#### Objective:
Quote every line of the data below as it stands, omitting pictures.

|---|

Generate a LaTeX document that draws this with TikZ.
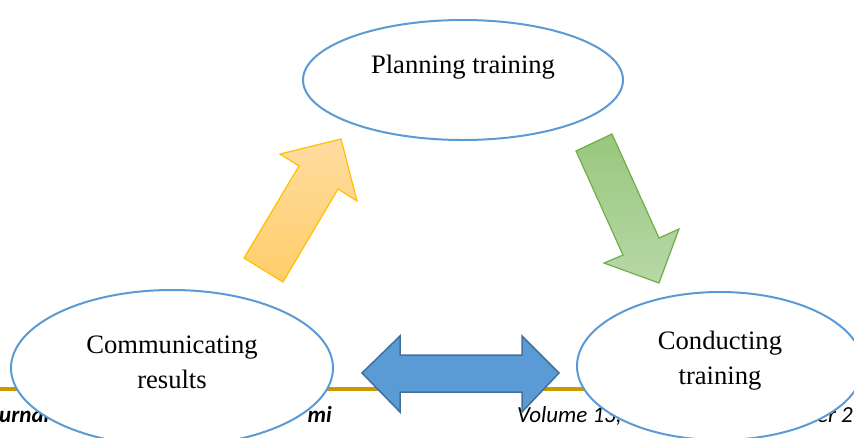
\documentclass[tikz,border=0pt]{standalone}
\usepackage{fontspec}
\setmainfont{Liberation Serif}
\newfontfamily\footfont{Carlito}
\usetikzlibrary{shapes.geometric}
\definecolor{ovalblue}{RGB}{91,155,213}
\definecolor{darkblue}{RGB}{65,113,156}
\definecolor{rulegold}{RGB}{204,153,0}
\begin{document}
\begin{tikzpicture}[x=1pt,y=-1pt,
oval/.style={ellipse,draw=ovalblue,line width=2pt,fill=white,inner sep=0pt},
lbl/.style={font=\fontsize{26.6}{35}\selectfont,align=center},
foot/.style={font=\footfont\fontsize{23}{27}\selectfont\itshape,inner sep=0pt},
footb/.style={foot,font=\footfont\fontsize{23}{27}\selectfont\bfseries\itshape}]
\useasboundingbox (0,0) rectangle (854,437);
% footer of the page under the figure
\coordinate (R1) at (0,389); \coordinate (R2) at (854,389);
\draw[rulegold,line width=4pt](R1)--(R2);
\node[footb,anchor=base west](jl) at (-1,422) {urnal};
\node[footb,anchor=base east](jr) at (332,422) {mi};
\node[foot,anchor=base west](vl) at (517,422) {Volume 13,};
\node[foot,anchor=base east](vr) at (853,422) {ber 2};
% the three ovals
\node[oval,minimum width=320pt,minimum height=120pt](plan) at (463,80) {};
\node[lbl](plantxt) at (463,67) {Planning training};
\node[oval,minimum width=322pt,minimum height=156pt](comm) at (172,368) {};
\node[lbl](commtxt) at (172,362) {Communicating\\results};
\node[oval,minimum width=286pt,minimum height=148pt](cond) at (720,366) {};
\node[lbl](condtxt) at (720,361) {Conducting\\training};
% block arrows
\draw[draw={rgb,255:red,255;green,192;blue,0},line width=1.2pt,line join=miter,
top color={rgb,255:red,255;green,220;blue,160},bottom color={rgb,255:red,255;green,205;blue,105}]
(244,258)--(299,166)--(280,154)--(341,139)--(357,201)--(338,189)--(283,282)--cycle;
\draw[draw={rgb,255:red,112;green,173;blue,71},line width=1.2pt,line join=miter,
top color={rgb,255:red,152;green,199;blue,125},bottom color={rgb,255:red,184;green,216;blue,167}]
(576,151)--(612,134)--(659,238)--(679,229)--(659,283)--(604,263)--(623,255)--cycle;
\draw[draw=darkblue,fill=ovalblue,line width=1.5pt,line join=miter]
(362,373)--(400,336)--(400,355)--(522,355)--(522,336)--(559,373)--(522,412)--(522,392)
--(400,392)--(400,412)--cycle;
\end{tikzpicture}
\end{document}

|---|

#### Exercise answer:
Generate a LaTeX document that draws this with TikZ.
\documentclass[tikz,border=0pt]{standalone}
\usepackage{fontspec}
\setmainfont{Liberation Serif}
\newfontfamily\footfont{Carlito}
\usetikzlibrary{shapes.geometric}
\definecolor{ovalblue}{RGB}{91,155,213}
\definecolor{darkblue}{RGB}{65,113,156}
\definecolor{rulegold}{RGB}{204,153,0}
\begin{document}
\begin{tikzpicture}[x=1pt,y=-1pt,
oval/.style={ellipse,draw=ovalblue,line width=2pt,fill=white,inner sep=0pt},
lbl/.style={font=\fontsize{26.6}{35}\selectfont,align=center},
foot/.style={font=\footfont\fontsize{23}{27}\selectfont\itshape,inner sep=0pt},
footb/.style={foot,font=\footfont\fontsize{23}{27}\selectfont\bfseries\itshape}]
\useasboundingbox (0,0) rectangle (854,437);
% footer of the page under the figure
\coordinate (R1) at (0,389); \coordinate (R2) at (854,389);
\draw[rulegold,line width=4pt](R1)--(R2);
\node[footb,anchor=base west](jl) at (-1,422) {urnal};
\node[footb,anchor=base east](jr) at (332,422) {mi};
\node[foot,anchor=base west](vl) at (517,422) {Volume 13,};
\node[foot,anchor=base east](vr) at (853,422) {ber 2};
% the three ovals
\node[oval,minimum width=320pt,minimum height=120pt](plan) at (463,80) {};
\node[lbl](plantxt) at (463,67) {Planning training};
\node[oval,minimum width=322pt,minimum height=156pt](comm) at (172,368) {};
\node[lbl](commtxt) at (172,362) {Communicating\\results};
\node[oval,minimum width=286pt,minimum height=148pt](cond) at (720,366) {};
\node[lbl](condtxt) at (720,361) {Conducting\\training};
% block arrows
\draw[draw={rgb,255:red,255;green,192;blue,0},line width=1.2pt,line join=miter,
top color={rgb,255:red,255;green,220;blue,160},bottom color={rgb,255:red,255;green,205;blue,105}]
(244,258)--(299,166)--(280,154)--(341,139)--(357,201)--(338,189)--(283,282)--cycle;
\draw[draw={rgb,255:red,112;green,173;blue,71},line width=1.2pt,line join=miter,
top color={rgb,255:red,152;green,199;blue,125},bottom color={rgb,255:red,184;green,216;blue,167}]
(576,151)--(612,134)--(659,238)--(679,229)--(659,283)--(604,263)--(623,255)--cycle;
\draw[draw=darkblue,fill=ovalblue,line width=1.5pt,line join=miter]
(362,373)--(400,336)--(400,355)--(522,355)--(522,336)--(559,373)--(522,412)--(522,392)
--(400,392)--(400,412)--cycle;
\end{tikzpicture}
\end{document}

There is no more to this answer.